## What you need to do:
Quote the listing in full, exactly as given, minus any pictures.

## Information provided:
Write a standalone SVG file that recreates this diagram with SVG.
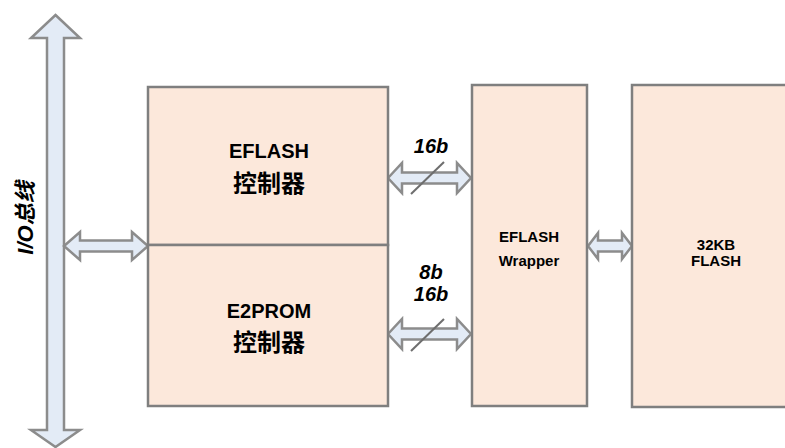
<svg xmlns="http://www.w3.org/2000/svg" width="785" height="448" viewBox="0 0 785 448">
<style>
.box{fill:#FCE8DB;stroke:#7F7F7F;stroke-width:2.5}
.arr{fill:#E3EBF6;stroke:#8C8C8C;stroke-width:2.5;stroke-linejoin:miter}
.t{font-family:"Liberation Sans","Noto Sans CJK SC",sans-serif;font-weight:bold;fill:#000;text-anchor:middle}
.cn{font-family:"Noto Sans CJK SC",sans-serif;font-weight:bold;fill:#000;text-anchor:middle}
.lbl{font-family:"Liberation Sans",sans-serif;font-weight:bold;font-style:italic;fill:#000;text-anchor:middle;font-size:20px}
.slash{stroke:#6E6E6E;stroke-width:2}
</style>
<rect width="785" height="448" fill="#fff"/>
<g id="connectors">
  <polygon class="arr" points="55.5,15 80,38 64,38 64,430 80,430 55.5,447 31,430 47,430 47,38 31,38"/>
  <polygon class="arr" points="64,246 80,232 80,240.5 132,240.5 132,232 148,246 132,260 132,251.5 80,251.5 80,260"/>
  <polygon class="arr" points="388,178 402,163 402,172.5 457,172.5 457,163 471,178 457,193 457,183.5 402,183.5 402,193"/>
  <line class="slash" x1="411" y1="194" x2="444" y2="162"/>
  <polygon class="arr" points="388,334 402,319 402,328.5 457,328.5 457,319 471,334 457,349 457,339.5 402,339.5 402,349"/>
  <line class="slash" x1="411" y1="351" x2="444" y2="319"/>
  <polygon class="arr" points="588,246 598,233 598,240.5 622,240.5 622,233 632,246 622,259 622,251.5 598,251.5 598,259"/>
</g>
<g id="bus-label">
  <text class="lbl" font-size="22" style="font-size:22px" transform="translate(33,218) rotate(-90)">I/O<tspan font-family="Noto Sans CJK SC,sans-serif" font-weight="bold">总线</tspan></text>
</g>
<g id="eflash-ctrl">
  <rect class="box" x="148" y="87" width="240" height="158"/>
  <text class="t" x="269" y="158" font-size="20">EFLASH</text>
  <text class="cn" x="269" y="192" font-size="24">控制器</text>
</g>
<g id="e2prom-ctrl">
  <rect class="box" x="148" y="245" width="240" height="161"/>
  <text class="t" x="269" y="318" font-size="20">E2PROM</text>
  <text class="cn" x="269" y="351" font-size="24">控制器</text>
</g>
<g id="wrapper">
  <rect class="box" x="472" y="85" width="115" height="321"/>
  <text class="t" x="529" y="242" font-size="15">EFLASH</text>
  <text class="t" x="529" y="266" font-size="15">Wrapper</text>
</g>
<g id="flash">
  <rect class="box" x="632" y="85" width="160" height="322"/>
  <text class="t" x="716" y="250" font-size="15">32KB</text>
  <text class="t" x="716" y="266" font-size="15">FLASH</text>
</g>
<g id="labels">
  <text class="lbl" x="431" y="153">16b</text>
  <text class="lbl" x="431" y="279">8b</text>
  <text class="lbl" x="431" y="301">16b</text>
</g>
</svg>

## Solution to this exercise:
Write a standalone SVG file that recreates this diagram with SVG.
<svg xmlns="http://www.w3.org/2000/svg" width="785" height="448" viewBox="0 0 785 448">
<style>
.box{fill:#FCE8DB;stroke:#7F7F7F;stroke-width:2.5}
.arr{fill:#E3EBF6;stroke:#8C8C8C;stroke-width:2.5;stroke-linejoin:miter}
.t{font-family:"Liberation Sans","Noto Sans CJK SC",sans-serif;font-weight:bold;fill:#000;text-anchor:middle}
.cn{font-family:"Noto Sans CJK SC",sans-serif;font-weight:bold;fill:#000;text-anchor:middle}
.lbl{font-family:"Liberation Sans",sans-serif;font-weight:bold;font-style:italic;fill:#000;text-anchor:middle;font-size:20px}
.slash{stroke:#6E6E6E;stroke-width:2}
</style>
<rect width="785" height="448" fill="#fff"/>
<g id="connectors">
  <polygon class="arr" points="55.5,15 80,38 64,38 64,430 80,430 55.5,447 31,430 47,430 47,38 31,38"/>
  <polygon class="arr" points="64,246 80,232 80,240.5 132,240.5 132,232 148,246 132,260 132,251.5 80,251.5 80,260"/>
  <polygon class="arr" points="388,178 402,163 402,172.5 457,172.5 457,163 471,178 457,193 457,183.5 402,183.5 402,193"/>
  <line class="slash" x1="411" y1="194" x2="444" y2="162"/>
  <polygon class="arr" points="388,334 402,319 402,328.5 457,328.5 457,319 471,334 457,349 457,339.5 402,339.5 402,349"/>
  <line class="slash" x1="411" y1="351" x2="444" y2="319"/>
  <polygon class="arr" points="588,246 598,233 598,240.5 622,240.5 622,233 632,246 622,259 622,251.5 598,251.5 598,259"/>
</g>
<g id="bus-label">
  <text class="lbl" font-size="22" style="font-size:22px" transform="translate(33,218) rotate(-90)">I/O<tspan font-family="Noto Sans CJK SC,sans-serif" font-weight="bold">总线</tspan></text>
</g>
<g id="eflash-ctrl">
  <rect class="box" x="148" y="87" width="240" height="158"/>
  <text class="t" x="269" y="158" font-size="20">EFLASH</text>
  <text class="cn" x="269" y="192" font-size="24">控制器</text>
</g>
<g id="e2prom-ctrl">
  <rect class="box" x="148" y="245" width="240" height="161"/>
  <text class="t" x="269" y="318" font-size="20">E2PROM</text>
  <text class="cn" x="269" y="351" font-size="24">控制器</text>
</g>
<g id="wrapper">
  <rect class="box" x="472" y="85" width="115" height="321"/>
  <text class="t" x="529" y="242" font-size="15">EFLASH</text>
  <text class="t" x="529" y="266" font-size="15">Wrapper</text>
</g>
<g id="flash">
  <rect class="box" x="632" y="85" width="160" height="322"/>
  <text class="t" x="716" y="250" font-size="15">32KB</text>
  <text class="t" x="716" y="266" font-size="15">FLASH</text>
</g>
<g id="labels">
  <text class="lbl" x="431" y="153">16b</text>
  <text class="lbl" x="431" y="279">8b</text>
  <text class="lbl" x="431" y="301">16b</text>
</g>
</svg>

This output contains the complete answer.